Brokerages also cut rating and share price targets for the stock
Analysts have sharply reduced cigarette maker ITC’s earning estimates for the next two years, fearing a significant dent in the company’s profitability and margins.

Illustration: Dado Ruvic/Reuters
This is owing to a steep hike in excise duty on tobacco by the government.
Besides a dip in earning estimates, brokerages have also cut the ITC stock’s rating and share price targets.
This comes as they see the imposition of higher duties as a major shift in the benign-duty-structure stance of the government.
While lower taxes on tobacco products over the past few years resulted in volumes shifting to organised players, analysts believe the latest development is “detrimental to the interests of the industry and its growth prospects” in the coming years.
According to analysts at PL Capital, the government’s decision to revive and expand the central excise duty regime for cigarettes and other tobacco products will possibly widen the price gap between tax-paid cigarettes and illicit products, which can be sold at steep discounts.
“The risk is most acute in the mid-price segments that account for a large part of ITC’s volumes.
“Here, consumers are more price-elastic and likely to downgrade to smuggled or counterfeit sticks rather than exit consumption,” the brokerage said.
For Motilal Oswal Financial Services (MOFSL), ITC had been very active on new product launches in cigarettes given the stability in taxes recently, supporting a positive product mix.
“However, given the sharp price hike requirement, the mix will be weaker, going forward,” it said.

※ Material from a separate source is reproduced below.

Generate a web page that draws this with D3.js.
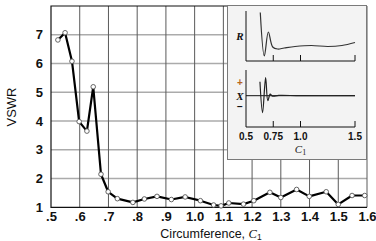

ITC share price declined 5.1 per cent (Rs 345.35) intraday, before closing 3.7 per cent down at Rs 350.15. The stock has fallen 13.11 per cent in two days.
By comparison, the BSE Sensex index ended 0.67 per cent higher.
‘Hike opens pandora’s box’
On January 1, 2026, the finance ministry notified that the rate for non-filter length ≤65 mm will be Rs 2,050 per 1,000 sticks, and >65–70 mm will be Rs 3,600 per 1,000 sticks.
For filter segments, the rate for 65 mm and >65-70 mm will be Rs 2,100 and ₹4,000 per 1,000 sticks, respectively.
“Other” cigarettes will be priced at Rs 8,500 per 1,000 sticks.
Notably, the government had announced double-digit tax hikes for the tobacco industry over FY13-18.
It, however, kept taxes stable over FY19-26, with only one double-digit increase in FY21.
Analysts believe the tax hike on cigarettes suggests the Centre’s intent to align taxation with World Health Organisation (WHO) norms, which allow it to levy taxes at 75 per cent on maximum retail price.
The current move, PL Capital noted, takes the overall taxation on cigarettes from 50 per cent to 61 per cent, which is still significantly lower than the WHO recommended rate.
“Further, as new rates imposed are 29-43 per cent lower than peak rates mentioned in Central Excise (Amendment) Act, 2025, this opens a pandora’s box for future increase in excise duty,” it said.
Analysts say ‘reduce’ ITC stock
Nomura, PL Capital, and Emkay Global Financial Services have downgraded ITC stock to ‘reduce’. MOFSL and JPMorgan have cut the ratings to ‘neutral’; Jefferies and Nuvama Institutional Equities have cut to ‘hold’; and Morgan Stanley to ‘equalweight’.
Those at MOFSL said that though the tobacco lobby was opposing this tax increase, no change in the notified taxes would significantly impact the legal cigarette market.
“It will be a huge task for the company to protect its profitability.
“Its price hike strategy will be critical to gauge the volume/earnings before interest and taxes (Ebit) sensitivity.
“We model 6 per cent Ebit contraction in FY27 and will monitor the price hike process,” it said.
Earnings pressure on cigarettes, it added, would take away the near-term catalysts (soft tobacco prices, recovery in FMCG and paper) and comfort on valuation.
It has cut the target price to Rs 400.
PL Capital, meanwhile, estimates a 23-50 per cent hike in prices of various cigarettes, leading to a 12.5 per cent decline in cigarette volumes in FY27 and 2.5 per cent growth in FY28 (4.7 per cent and 4.5 per cent growth estimated earlier).
It has cut EPS estimates by 11.2 per cent and 11.9 per cent for FY27 and FY28.
That said, Religare Broking noted that while the duty hike may weigh on margins and volumes in the near-term, ITC may offset the impact over time due to price inelasticity of cigarettes in India.